Alternate water was arranged, and the golf course now occupies the former Sea Lake.

==Local interest==
Sea Lake is located in fairly close proximity to several major national parks, including Wyperfeld National Park and Hattah-Kulkyne National Park. The town of Sea Lake is known for its once-yearly rally car race called the Mallee Rally, held on the Queens Birthday holiday in June and for its silo art. Sea Lake's local newspaper is known as the Sea Lake and Wycheproof Times Ensign, originating in 1897.

With its neighbouring townships Culgoa, Berriwillock and Nandaly, Sea Lake has football and netball teams (Sea Lake Nandaly Tigers) competing in the North Central Football League.

Golfers play at the course of the Sea Lake Golf Club.

The township has one hotel, the Royal Hotel (locally known as the Top Pub) and two motels: Lake Tyrrell Accommodation and the Thistledome Motel. A visitors centre is located on Main Street.

At least two local footballers have played at VFL/AFL level. Geoff McMillan (Nandaly) played for Richmond in 1978–79 and Greg Daniels (Sea Lake) played for Collingwood in 1986.

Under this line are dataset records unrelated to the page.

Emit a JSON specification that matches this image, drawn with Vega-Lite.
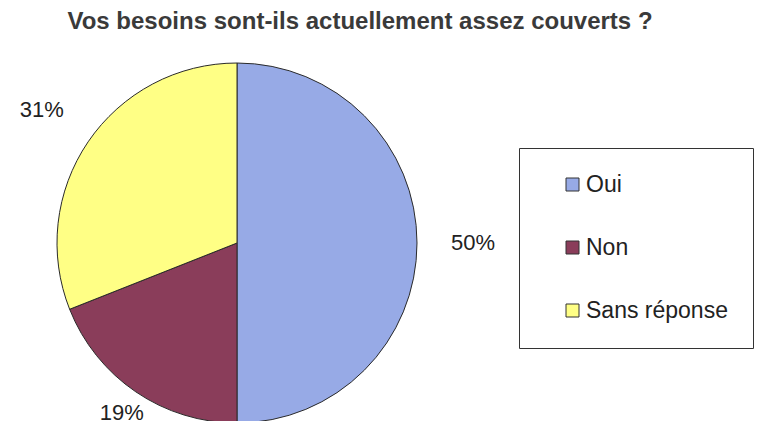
{
  "$schema": "https://vega.github.io/schema/vega-lite/v6.json",
  "autosize": "none",
  "width": 380,
  "height": 350,
  "padding": {"left": 47, "top": 68, "right": 333, "bottom": 3},
  "background": "white",
  "title": {
    "text": "Vos besoins sont-ils actuellement assez couverts ?",
    "anchor": "middle",
    "dx": 123,
    "offset": 27,
    "font": "Liberation Sans",
    "fontSize": 24,
    "fontWeight": "bold",
    "color": "#3a3a3a"
  },
  "data": {
    "values": [
      {"reponse": "Oui", "pct": 50, "ordre": 1, "label": "50%"},
      {"reponse": "Non", "pct": 19, "ordre": 2, "label": "19%"},
      {"reponse": "Sans réponse", "pct": 31, "ordre": 3, "label": "31%"}
    ]
  },
  "encoding": {
    "theta": {"field": "pct", "type": "quantitative", "stack": true},
    "order": {"field": "ordre", "type": "quantitative"}
  },
  "layer": [
    {
      "mark": {"type": "arc", "outerRadius": 180, "stroke": "#2a2a2a", "strokeWidth": 1},
      "encoding": {
        "color": {
          "field": "reponse",
          "type": "nominal",
          "sort": ["Oui", "Non", "Sans réponse"],
          "scale": {"domain": ["Oui", "Non", "Sans réponse"], "range": ["#97aae6", "#8a3d5a", "#ffff85"]},
          "legend": {
            "title": null,
            "orient": "none",
            "legendX": 472,
            "legendY": 80,
            "direction": "vertical",
            "symbolType": "square",
            "symbolSize": 169,
            "symbolStrokeColor": "#333",
            "symbolStrokeWidth": 1,
            "symbolOffset": 17,
            "labelFont": "Liberation Sans",
            "labelFontSize": 23,
            "labelColor": "#222",
            "labelOffset": 2,
            "rowPadding": 39,
            "padding": 25,
            "strokeColor": "#333",
            "fillColor": "white",
            "labelLimit": 300
          }
        }
      }
    },
    {
      "mark": {"type": "text", "radius": 236, "font": "Liberation Sans", "fontSize": 22, "color": "#222"},
      "encoding": {
        "text": {"condition": {"test": "datum.reponse !== 'Non'", "field": "label"}, "value": ""}
      }
    },
    {
      "mark": {"type": "text", "radius": 205, "font": "Liberation Sans", "fontSize": 22, "color": "#222"},
      "encoding": {
        "text": {"condition": {"test": "datum.reponse === 'Non'", "field": "label"}, "value": ""}
      }
    }
  ]
}
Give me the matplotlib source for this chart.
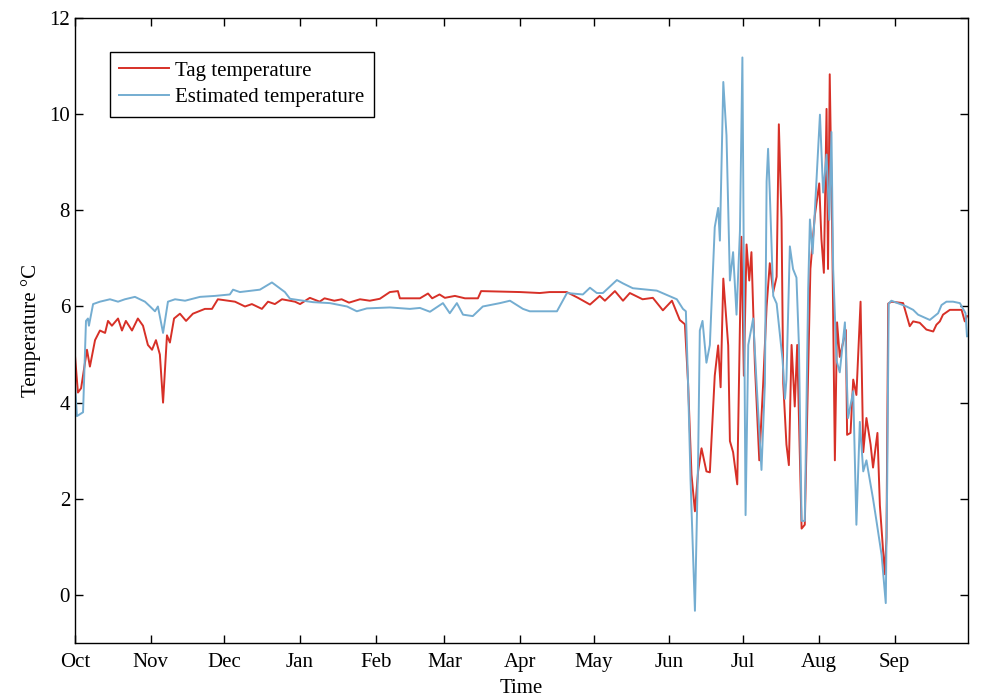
import pandas as pd
import matplotlib
matplotlib.use('Agg')
import matplotlib.pyplot as plt

plt.rcParams['font.family'] = ['Liberation Serif', 'DejaVu Serif']

start = pd.Timestamp('2012-10-01')

# Tag temperature: days since 1 Oct, value in degC
tag_days = [0, 1.2, 2.5, 4.9, 6.1, 8.2, 10.2, 12.3, 13.5, 15.1, 17.6, 19.2, 20.8, 23.3, 25.7,
            27.8, 29.8, 31.5, 33.1, 34.7, 36.0, 37.6, 38.8, 40.5, 42.9, 45.4, 48.2, 53.1, 56,
            58.4, 65.4, 69.5, 72.3, 76.4, 78.9, 81.7, 84.6, 89.9, 92, 96, 100, 102, 106, 109,
            112, 116.5, 120.5, 124.6, 128.7, 132, 132.8, 141, 144.3, 146, 149, 151.2, 155.3,
            159.4, 164.7, 166, 182, 190, 194, 201, 205.6, 210.5, 214.5, 216.6, 220.7, 224,
            226.8, 232, 236.2, 240.3, 244, 247.2, 249.3,
            250.6, 252, 253.4, 254.7, 256.1, 258.1, 259.5, 261.5, 262.9, 263.9, 265, 267,
            267.7, 269, 270.7, 272.4, 273.4, 274.5, 275.6, 276.5, 277.9, 279.7, 281.3, 282.7,
            284, 285.4, 286.8, 287.7, 288.8, 289.5, 290.8, 291.8, 292.9, 294.2, 295.2, 297,
            298.3, 299.7, 300.6, 302.4, 304.2, 305.1, 306.1, 307.2, 307.8, 308.5, 309.5,
            310.6, 311.5, 312.6, 315.1, 315.6, 317, 318.1, 319.4, 321.1, 322.2, 323.5, 325.2,
            326.2, 328, 329, 331, 331.7, 332.4, 333.7, 338.5, 341.2, 342.6, 345.3, 348, 350.8,
            352.1, 353.5, 354.8, 357.6, 362.4, 363.7, 364.6]
tag_temp = [4.98, 4.21, 4.3, 5.1, 4.75, 5.3, 5.5, 5.45, 5.7, 5.6, 5.75, 5.5, 5.7, 5.5, 5.75,
            5.6, 5.2, 5.1, 5.3, 5.0, 4.0, 5.4, 5.25, 5.75, 5.85, 5.7, 5.85, 5.95, 5.95,
            6.15, 6.1, 6.0, 6.05, 5.95, 6.1, 6.05, 6.15, 6.1, 6.05, 6.18, 6.1, 6.17, 6.12, 6.15,
            6.08, 6.15, 6.12, 6.16, 6.3, 6.32, 6.17, 6.17, 6.27, 6.17, 6.25, 6.18, 6.22,
            6.17, 6.17, 6.32, 6.3, 6.28, 6.3, 6.3, 6.18, 6.04, 6.22, 6.12, 6.32, 6.12,
            6.28, 6.15, 6.18, 5.92, 6.12, 5.72, 5.63,
            4.4, 2.5, 1.74, 2.57, 3.05, 2.57, 2.55, 4.56, 5.19, 4.32, 6.58, 5.19,
            3.2, 2.97, 2.3, 7.45, 4.56, 7.29, 6.54, 7.13, 4.8, 2.8, 4.4, 6.0,
            6.9, 6.3, 6.62, 9.79, 7.81, 4.4, 3.13, 2.7, 5.2, 3.92, 5.2, 1.38,
            1.46, 4.71, 6.78, 7.89, 8.56, 7.41, 6.7, 10.11, 6.78, 10.83, 7.57,
            2.8, 5.67, 4.95, 5.51, 3.33, 3.37, 4.48, 4.16, 6.1, 2.97, 3.68, 3.13,
            2.65, 3.37, 1.86, 0.43, 1.2, 6.06, 6.1, 6.07, 5.59, 5.69, 5.66, 5.52, 5.48,
            5.62, 5.69, 5.83, 5.93, 5.93, 5.69, 5.8]

# Estimated temperature
est_days = [0, 0.8, 3.3, 4.5, 5.3, 5.7, 7.4, 10.2, 14.3, 17.6, 20.4, 24.5, 28.6, 30.7, 32.7,
            33.9, 36, 38, 40.9, 45, 51.1, 57.2, 63.3, 64.6, 67.4, 75.6, 80.5, 85.8, 87.9,
            97.3, 104.2, 111.2, 115.2, 119.3, 128.7, 136.9, 141, 145.1, 150.4, 153.2, 156.1,
            158.6, 162.6, 166.7, 173.7, 177.8, 183.1, 185.9, 197, 201.1, 207.6, 210.5, 213.3,
            215.8, 221.5, 224, 228, 237.8, 246, 248.5,
            249.7, 250.6, 251.6, 253.4, 254.7, 255.4, 256.5, 258.1, 259.5, 261.5, 262.9,
            263.6, 265, 266.3, 267.7, 269, 270.4, 271.8, 272.8, 274.1, 275.2, 277.2, 278.6,
            280.6, 282, 282.7, 283.3, 284, 285.4, 286.8, 289.2, 290.2, 290.8, 292.2, 293.5,
            294.9, 295.9, 297, 298.3, 299.7, 300.4, 301.5, 304.5, 305.8, 307.2, 308.3, 309.2,
            309.9, 311.3, 312.6, 314.7, 316, 318.1, 319.4, 320.8, 322.2, 323.5, 326.2, 327.6,
            329.7, 331.4, 332, 332.6, 333.7, 339.9, 342.6, 344.6, 349.4, 352.8, 354.2, 356.2,
            358.9, 361.7, 364.0, 364.6]
est_temp = [4.4, 3.72, 3.8, 5.7, 5.75, 5.6, 6.05, 6.1, 6.15, 6.1, 6.15, 6.2, 6.1, 6.0, 5.9,
            6.0, 5.45, 6.1, 6.15, 6.12, 6.2, 6.22, 6.25, 6.35, 6.3, 6.35, 6.5, 6.3, 6.16,
            6.09, 6.07, 6.0, 5.9, 5.96, 5.98, 5.95, 5.97, 5.89, 6.07, 5.86, 6.07,
            5.83, 5.8, 6.0, 6.07, 6.12, 5.95, 5.9, 5.9, 6.28, 6.25, 6.39, 6.28,
            6.28, 6.55, 6.48, 6.38, 6.33, 6.15, 5.95,
            5.9, 4.4, 2.4, -0.33, 2.8, 5.5, 5.7, 4.83, 5.2, 7.65, 8.05,
            7.37, 10.67, 9.56, 6.54, 7.13, 5.83, 7.57, 11.18, 1.66, 5.2, 5.75, 4.4,
            2.6, 4.4, 8.6, 9.28, 8.37, 6.22, 6.06, 4.9, 4.08, 4.48, 7.25, 6.78,
            6.6, 5.2, 1.54, 1.54, 6.38, 7.81, 7.1, 9.99, 8.37, 9.16, 7.8, 9.63,
            6.78, 4.87, 4.63, 5.67, 3.68, 4.24, 1.46, 3.6, 2.57, 2.8, 2.0, 1.54,
            0.83, -0.17, 2.4, 6.06, 6.12, 6.0, 5.93, 5.83, 5.72, 5.86, 6.03, 6.1,
            6.1, 6.07, 5.86, 5.38]

month_labels = ['Oct', 'Nov', 'Dec', 'Jan', 'Feb', 'Mar', 'Apr', 'May', 'Jun', 'Jul', 'Aug', 'Sep']

tag_dates = start + pd.to_timedelta(tag_days, unit='D')
est_dates = start + pd.to_timedelta(est_days, unit='D')

fig = plt.figure(figsize=(9.84, 6.99), dpi=100)
ax = fig.add_axes([0.0762, 0.0801, 0.9075, 0.8941])

ax.plot(tag_dates, tag_temp, color='#D73027', lw=1.4, label='Tag temperature')
ax.plot(est_dates, est_temp, color='#74ADD1', lw=1.4, label='Estimated temperature')

month_starts = pd.date_range(start, periods=12, freq='MS')
ax.set_xticks(month_starts)
ax.set_xticklabels(month_labels)
ax.set_xlim(start, start + pd.Timedelta(days=365))
ax.set_ylim(-1, 12)
ax.set_yticks(range(0, 13, 2))

ax.tick_params(direction='in', top=True, right=True, length=6, width=1, labelsize=15)
ax.tick_params(axis='x', pad=7)
for s in ax.spines.values():
    s.set_linewidth(1.0)

ax.set_xlabel('Time', fontsize=15, labelpad=5)
ax.set_ylabel('Temperature °C', fontsize=15, labelpad=6)

leg = ax.legend(loc='upper left', bbox_to_anchor=(0.039, 0.946), fontsize=15,
                fancybox=False, framealpha=1, edgecolor='black', borderpad=0.45,
                handlelength=2.4, handletextpad=0.3, labelspacing=0.33, borderaxespad=0)
leg.get_frame().set_linewidth(1.0)

fig.savefig('out.png', dpi=100)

To the south of Sea Lake (some 10 km) lies the fresh water lake - Green Lake. This lake has served the surrounding communities well over the years for water sports recreation and as a holiday retreat. The lake was at its hey day in the 70s particularly when many speed boats and families spent hot summers at the lake. The lake is part of a natural depression and is fed by water by channel. It was dry for many years but around 2009 it was refilled.

Sea Lake also has a Cricket side with the neighbouring town Woomelang forming the Sea Lake Woomelang Cricket Club.

==Flora, fauna, and environment==
The Mallee fowl is found in Sea Lake. The region has been suffering from the effects of a long running drought now for many years.